2025年7月24日木曜日

”洞窟の壁に映る影” とSNS

 Plato

ルネサンスの巨匠ラファエロの「アテネの学堂」はギリシャの哲学
者たちを描いている。中央の二人がプラトンと、アリストテレス。
紀元前5世紀の、古代ギリシャのアテネなどの都市国家が、直接民主制だったことは、中学校の教科書に出てきたのでよく知られている。市民が合議をして、法律制定や重要事項の決定を行った。しかし実際は、全員の意見がまとまらず、なかなか決められないことも多かったという。

哲学者プラトンがこれを見て、愚かな市民が自分勝手にワアワア騒ぐだけの民主政治をやめて、政治は賢くて強い一人の指導者に任せるべきという主張をした。要するに独裁政治の考え方で、現在では危険思想とされている。

上の絵で、プラトンは天を指差し、
手に自分の著書を持っている。
広い視野で物事を考えられない大衆について、プラトンは次のような例え話しで表現している。『一団の人々が洞窟の中で鎖に繋がれ、何もない奥の壁の方を向いたまま、一生を過ごす。その壁はスクリーンであり、そこにさまざまな影が映るのを人々は見ている。とらわれの身である彼らはそれらの虚像を真実だと思い込む。』 

近代でも、プラトンの思想が現実になったのがドイツだった。第一次大戦後ドイツで、議会制民主主義が始まった。しかし与野党の分裂が激しく、議論ばかりで何も決められなかった。そして民主主義に失望した国民は、賢くて強い指導者を求めるようになる。そして求めるとうりの人間が現れたのがヒトラーだった。

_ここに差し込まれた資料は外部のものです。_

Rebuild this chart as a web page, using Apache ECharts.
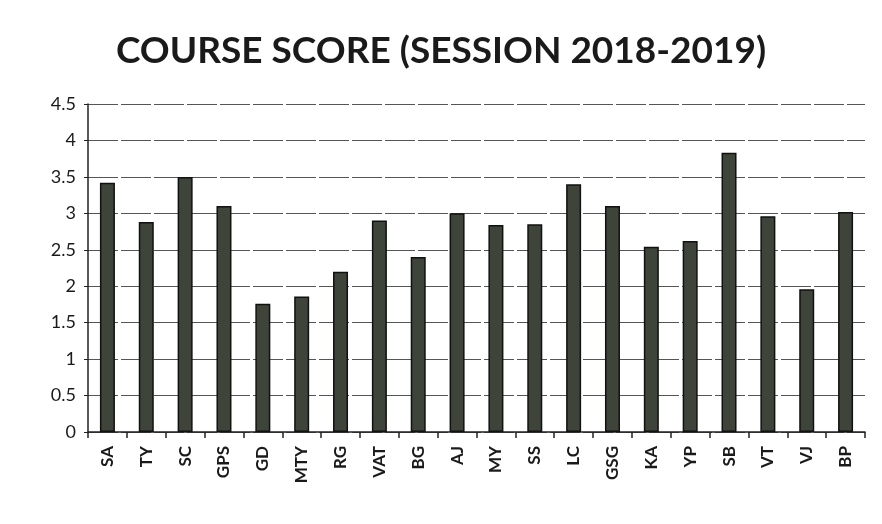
<!DOCTYPE html>
<html><head><meta charset="utf-8">
<script src="https://cdn.jsdelivr.net/npm/echarts@6/dist/echarts.min.js"></script>
<style>html,body{margin:0;padding:0;background:#fff}#c{width:882px;height:524px}</style>
</head><body><div id="c"></div>
<script>
const categories = ["SA","TY","SC","GPS","GD","MTY","RG","VAT","BG","AJ","MY","SS","LC","GSG","KA","YP","SB","VT","VJ","BP"];
const scores = [3.42,2.88,3.5,3.1,1.76,1.86,2.2,2.9,2.4,3.0,2.84,2.85,3.4,3.1,2.54,2.62,3.83,2.96,1.96,3.02];
const yTicks = {min:0, max:4.5, interval:0.5};
const chart = echarts.init(document.getElementById('c'));
chart.setOption({
  animation:false,
  backgroundColor:'#fff',
  title:{text:'COURSE SCORE (SESSION 2018-2019)', left:'center', top:28,
    textStyle:{fontFamily:'Lato', fontWeight:'bold', fontSize:37, color:'#1a1a1a'}},
  grid:{left:88, right:17, top:104, bottom:92},
  xAxis:{type:'category', data:categories,
    axisLine:{lineStyle:{color:'#222', width:1.5}},
    axisTick:{show:true, alignWithLabel:false, length:6, lineStyle:{color:'#222', width:1.5}},
    axisLabel:{rotate:90, fontFamily:'Lato', fontSize:17, color:'#1a1a1a', margin:14, fontWeight:'bold'}},
  yAxis:{type:'value', min:yTicks.min, max:yTicks.max, interval:yTicks.interval,
    axisLine:{show:true, lineStyle:{color:'#222', width:1.5}},
    axisTick:{show:true, length:4, lineStyle:{color:'#222'}},
    splitLine:{lineStyle:{color:'#555', width:1.2, type:[30,3]}},
    axisLabel:{fontFamily:'Lato', fontSize:18, color:'#1a1a1a', margin:12,
      formatter:v=>String(v)}},
  series:[{type:'bar', data:scores, barWidth:15,
    itemStyle:{color:'#3e4439', borderColor:'#111', borderWidth:1.5}}]
});
</script></body></html>
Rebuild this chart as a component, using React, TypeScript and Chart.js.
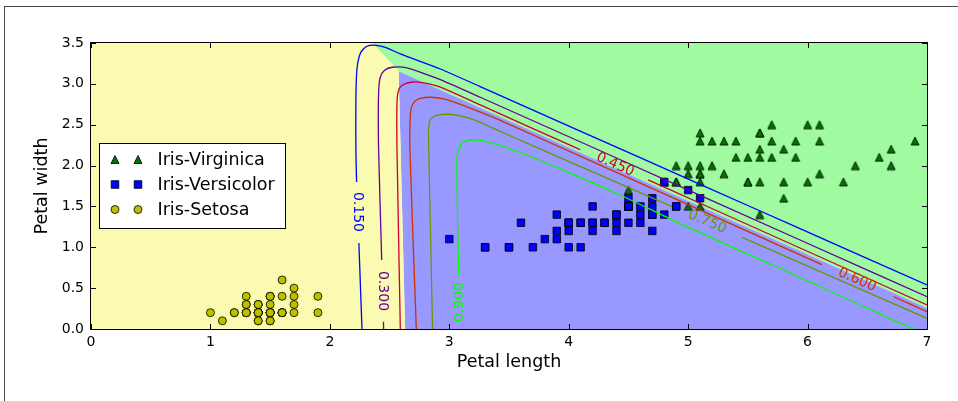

歴史学者ユヴァル・ノア・ハラリは「情報の人類史」のなかで、プラトンを引用してこう言っている。『人々が戦争を起こし、他者を殺し、自分の命を差し出すことも厭わないのは何かしらの虚構を信じているせいだ。』

プラトンが言ったことを現代に置き換えると、「壁というスクリーン」とは、パソコンやスマホの画面に当たり、「虚構を真実だと信じる人々」とは、 SNS のいうことは何でも真実だと信じる人たちに当たる。だからこれからは、権力をねらう者は、 SNS を利用して、自分に都合のいい物語や画像を発信し、大衆を操ることになるだろう、とハラリは警告している。どこか最近の日本のことを言っているように聞こえる。